start
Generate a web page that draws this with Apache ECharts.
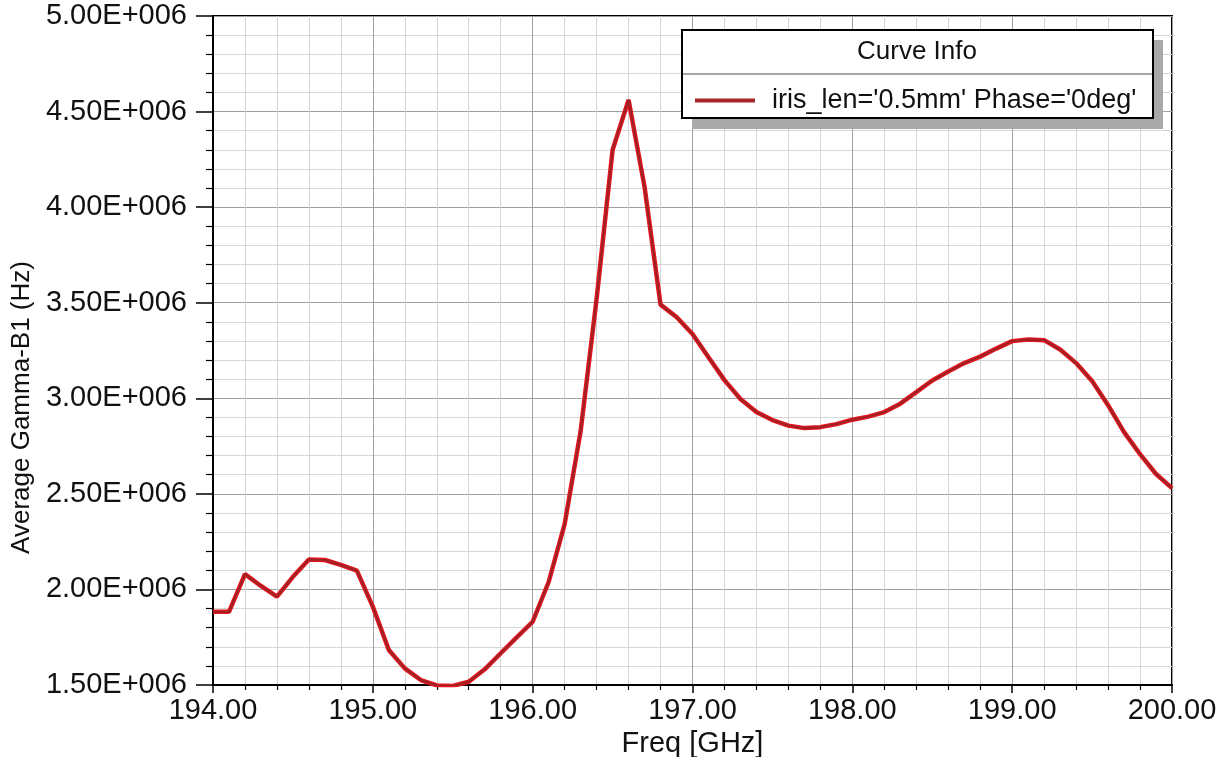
end
start
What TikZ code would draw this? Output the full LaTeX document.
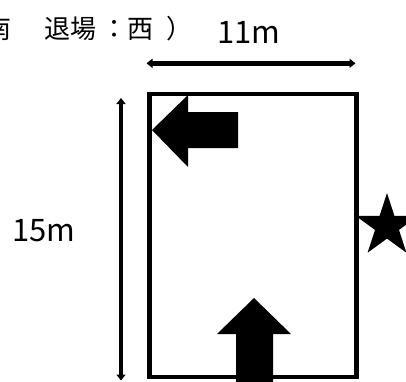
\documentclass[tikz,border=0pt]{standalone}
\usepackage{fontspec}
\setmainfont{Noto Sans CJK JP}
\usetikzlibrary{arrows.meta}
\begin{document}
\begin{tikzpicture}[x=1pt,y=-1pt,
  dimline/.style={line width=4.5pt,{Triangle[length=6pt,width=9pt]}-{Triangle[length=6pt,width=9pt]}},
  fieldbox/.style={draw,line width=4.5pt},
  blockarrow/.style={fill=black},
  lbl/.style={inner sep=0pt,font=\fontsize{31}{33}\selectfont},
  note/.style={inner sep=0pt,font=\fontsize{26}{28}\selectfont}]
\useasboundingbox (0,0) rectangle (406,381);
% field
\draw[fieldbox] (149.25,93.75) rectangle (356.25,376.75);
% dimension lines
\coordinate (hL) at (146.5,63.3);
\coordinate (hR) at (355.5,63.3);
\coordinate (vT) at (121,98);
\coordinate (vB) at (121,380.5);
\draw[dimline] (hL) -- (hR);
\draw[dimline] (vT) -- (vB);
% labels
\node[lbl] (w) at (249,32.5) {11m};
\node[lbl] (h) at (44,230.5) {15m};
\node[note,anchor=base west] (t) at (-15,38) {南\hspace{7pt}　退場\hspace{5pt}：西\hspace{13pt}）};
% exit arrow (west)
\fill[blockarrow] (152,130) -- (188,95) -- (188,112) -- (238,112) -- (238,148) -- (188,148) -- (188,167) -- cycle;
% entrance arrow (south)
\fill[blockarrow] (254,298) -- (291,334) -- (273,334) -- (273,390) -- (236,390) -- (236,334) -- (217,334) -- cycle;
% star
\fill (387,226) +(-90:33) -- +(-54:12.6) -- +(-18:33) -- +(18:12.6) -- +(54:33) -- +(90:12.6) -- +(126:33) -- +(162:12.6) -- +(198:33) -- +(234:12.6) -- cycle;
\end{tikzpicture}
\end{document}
end
WHAT IS BEING ASKED =>
Gather all lines from the records above in which "this" appears.

REPLY TO THE TASK =>
Generate a web page that draws this with Apache ECharts.
What TikZ code would draw this? Output the full LaTeX document.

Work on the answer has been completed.